■ **Written request**:
Return the listing below verbatim. Pictures do not belong in the copy.

■ **Provided material**:
•••
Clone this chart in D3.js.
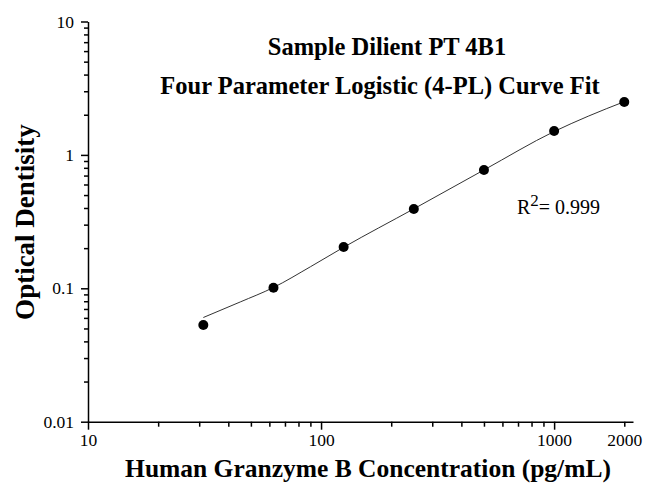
<!DOCTYPE html>
<html lang="en">
<head>
  <meta charset="UTF-8">
  <title>Granzyme B standard curve</title>
  <script src="https://d3js.org/d3.v7.min.js"></script>
  <style>
    body { margin: 0; background: #fff; }
    svg text { font-family: "Liberation Serif", "Times New Roman", serif; fill: #000; }
    .axis path, .axis line { stroke: #000; stroke-width: 1.5; }
    .axis text { font-size: 17.5px; }
  </style>
</head>
<body>
<svg width="645" height="492"></svg>
<script>
  // standards (pg/mL) and measured OD
  const conc = [31.25, 62.5, 125, 250, 500, 1000, 2000];
  const od = [0.053, 0.101, 0.204, 0.393, 0.771, 1.51, 2.49];

  // fitted 4-PL curve
  const fitConc = [31.25, 45, 62.5, 90, 125, 250, 500, 1000, 1400, 2000];
  const fitOd = [0.0604, 0.079, 0.1014, 0.145, 0.203, 0.394, 0.771, 1.497, 1.95, 2.505];

  const xTicks = [10, 20, 30, 40, 50, 60, 70, 80, 90, 100, 200, 300, 400, 500, 600, 700, 800, 900, 1000, 2000];
  const xLabels = [10, 100, 1000, 2000];
  const xMajor = [10, 100, 1000];
  const yTicks = [0.01, 0.02, 0.03, 0.04, 0.05, 0.06, 0.07, 0.08, 0.09,
                  0.1, 0.2, 0.3, 0.4, 0.5, 0.6, 0.7, 0.8, 0.9,
                  1, 2, 3, 4, 5, 6, 7, 8, 9, 10];
  const yMajor = [0.01, 0.1, 1, 10];

  let svg = d3.select("svg");

  let x = d3.scaleLog().domain([10, 2180]).range([88, 633]);
  let y = d3.scaleLog().domain([0.01, 10]).range([421.7, 21.5]);

  // x axis
  let gx = svg.append("g")
    .attr("class", "axis")
    .attr("transform", "translate(0,421.7)")
    .call(d3.axisBottom(x)
      .tickValues(xTicks)
      .tickSizeOuter(0)
      .tickFormat(d => xLabels.includes(d) ? String(d) : ""));
  gx.selectAll(".tick line").attr("y2", d => xMajor.includes(d) ? 8 : 5);
  gx.selectAll(".tick text").attr("y", 12);

  // y axis
  let gy = svg.append("g")
    .attr("class", "axis")
    .attr("transform", "translate(88,0)")
    .call(d3.axisLeft(y)
      .tickValues(yTicks)
      .tickSizeOuter(0)
      .tickFormat(d => yMajor.includes(d) ? String(d) : ""));
  gy.selectAll(".tick line").attr("x2", d => yMajor.includes(d) ? -7 : -4);
  gy.selectAll(".tick text").attr("x", -14);

  // fitted curve
  let line = d3.line()
    .x((d, i) => x(fitConc[i]))
    .y(d => y(d))
    .curve(d3.curveMonotoneX);

  svg.append("path")
    .datum(fitOd)
    .attr("d", line)
    .attr("fill", "none")
    .attr("stroke", "#333")
    .attr("stroke-width", 1);

  // points
  svg.selectAll("circle.pt")
    .data(od)
    .enter().append("circle")
    .attr("class", "pt")
    .attr("cx", (d, i) => x(conc[i]))
    .attr("cy", d => y(d))
    .attr("r", 5)
    .attr("fill", "#000");

  // titles
  svg.append("text")
    .attr("x", 387).attr("y", 55)
    .attr("text-anchor", "middle")
    .style("font-size", "24.5px").style("font-weight", "bold")
    .text("Sample Dilient PT 4B1");

  svg.append("text")
    .attr("x", 380).attr("y", 94)
    .attr("text-anchor", "middle")
    .style("font-size", "24.5px").style("font-weight", "bold")
    .text("Four Parameter Logistic (4-PL) Curve Fit");

  let r2 = svg.append("text")
    .attr("x", 517).attr("y", 214)
    .style("font-size", "20px");
  r2.append("tspan").text("R");
  r2.append("tspan").attr("dy", -8).style("font-size", "17px").text("2");
  r2.append("tspan").attr("dy", 8).text("= 0.999");

  // axis titles
  svg.append("text")
    .attr("x", 368).attr("y", 477)
    .attr("text-anchor", "middle")
    .style("font-size", "25.5px").style("font-weight", "bold")
    .text("Human Granzyme B Concentration (pg/mL)");

  svg.append("text")
    .attr("transform", "translate(34,222) rotate(-90)")
    .attr("text-anchor", "middle")
    .style("font-size", "27px").style("font-weight", "bold")
    .text("Optical Dentisity");
</script>
</body>
</html>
•••
■ **Full output**:
Clone this chart in D3.js.
<!DOCTYPE html>
<html lang="en">
<head>
  <meta charset="UTF-8">
  <title>Granzyme B standard curve</title>
  <script src="https://d3js.org/d3.v7.min.js"></script>
  <style>
    body { margin: 0; background: #fff; }
    svg text { font-family: "Liberation Serif", "Times New Roman", serif; fill: #000; }
    .axis path, .axis line { stroke: #000; stroke-width: 1.5; }
    .axis text { font-size: 17.5px; }
  </style>
</head>
<body>
<svg width="645" height="492"></svg>
<script>
  // standards (pg/mL) and measured OD
  const conc = [31.25, 62.5, 125, 250, 500, 1000, 2000];
  const od = [0.053, 0.101, 0.204, 0.393, 0.771, 1.51, 2.49];

  // fitted 4-PL curve
  const fitConc = [31.25, 45, 62.5, 90, 125, 250, 500, 1000, 1400, 2000];
  const fitOd = [0.0604, 0.079, 0.1014, 0.145, 0.203, 0.394, 0.771, 1.497, 1.95, 2.505];

  const xTicks = [10, 20, 30, 40, 50, 60, 70, 80, 90, 100, 200, 300, 400, 500, 600, 700, 800, 900, 1000, 2000];
  const xLabels = [10, 100, 1000, 2000];
  const xMajor = [10, 100, 1000];
  const yTicks = [0.01, 0.02, 0.03, 0.04, 0.05, 0.06, 0.07, 0.08, 0.09,
                  0.1, 0.2, 0.3, 0.4, 0.5, 0.6, 0.7, 0.8, 0.9,
                  1, 2, 3, 4, 5, 6, 7, 8, 9, 10];
  const yMajor = [0.01, 0.1, 1, 10];

  let svg = d3.select("svg");

  let x = d3.scaleLog().domain([10, 2180]).range([88, 633]);
  let y = d3.scaleLog().domain([0.01, 10]).range([421.7, 21.5]);

  // x axis
  let gx = svg.append("g")
    .attr("class", "axis")
    .attr("transform", "translate(0,421.7)")
    .call(d3.axisBottom(x)
      .tickValues(xTicks)
      .tickSizeOuter(0)
      .tickFormat(d => xLabels.includes(d) ? String(d) : ""));
  gx.selectAll(".tick line").attr("y2", d => xMajor.includes(d) ? 8 : 5);
  gx.selectAll(".tick text").attr("y", 12);

  // y axis
  let gy = svg.append("g")
    .attr("class", "axis")
    .attr("transform", "translate(88,0)")
    .call(d3.axisLeft(y)
      .tickValues(yTicks)
      .tickSizeOuter(0)
      .tickFormat(d => yMajor.includes(d) ? String(d) : ""));
  gy.selectAll(".tick line").attr("x2", d => yMajor.includes(d) ? -7 : -4);
  gy.selectAll(".tick text").attr("x", -14);

  // fitted curve
  let line = d3.line()
    .x((d, i) => x(fitConc[i]))
    .y(d => y(d))
    .curve(d3.curveMonotoneX);

  svg.append("path")
    .datum(fitOd)
    .attr("d", line)
    .attr("fill", "none")
    .attr("stroke", "#333")
    .attr("stroke-width", 1);

  // points
  svg.selectAll("circle.pt")
    .data(od)
    .enter().append("circle")
    .attr("class", "pt")
    .attr("cx", (d, i) => x(conc[i]))
    .attr("cy", d => y(d))
    .attr("r", 5)
    .attr("fill", "#000");

  // titles
  svg.append("text")
    .attr("x", 387).attr("y", 55)
    .attr("text-anchor", "middle")
    .style("font-size", "24.5px").style("font-weight", "bold")
    .text("Sample Dilient PT 4B1");

  svg.append("text")
    .attr("x", 380).attr("y", 94)
    .attr("text-anchor", "middle")
    .style("font-size", "24.5px").style("font-weight", "bold")
    .text("Four Parameter Logistic (4-PL) Curve Fit");

  let r2 = svg.append("text")
    .attr("x", 517).attr("y", 214)
    .style("font-size", "20px");
  r2.append("tspan").text("R");
  r2.append("tspan").attr("dy", -8).style("font-size", "17px").text("2");
  r2.append("tspan").attr("dy", 8).text("= 0.999");

  // axis titles
  svg.append("text")
    .attr("x", 368).attr("y", 477)
    .attr("text-anchor", "middle")
    .style("font-size", "25.5px").style("font-weight", "bold")
    .text("Human Granzyme B Concentration (pg/mL)");

  svg.append("text")
    .attr("transform", "translate(34,222) rotate(-90)")
    .attr("text-anchor", "middle")
    .style("font-size", "27px").style("font-weight", "bold")
    .text("Optical Dentisity");
</script>
</body>
</html>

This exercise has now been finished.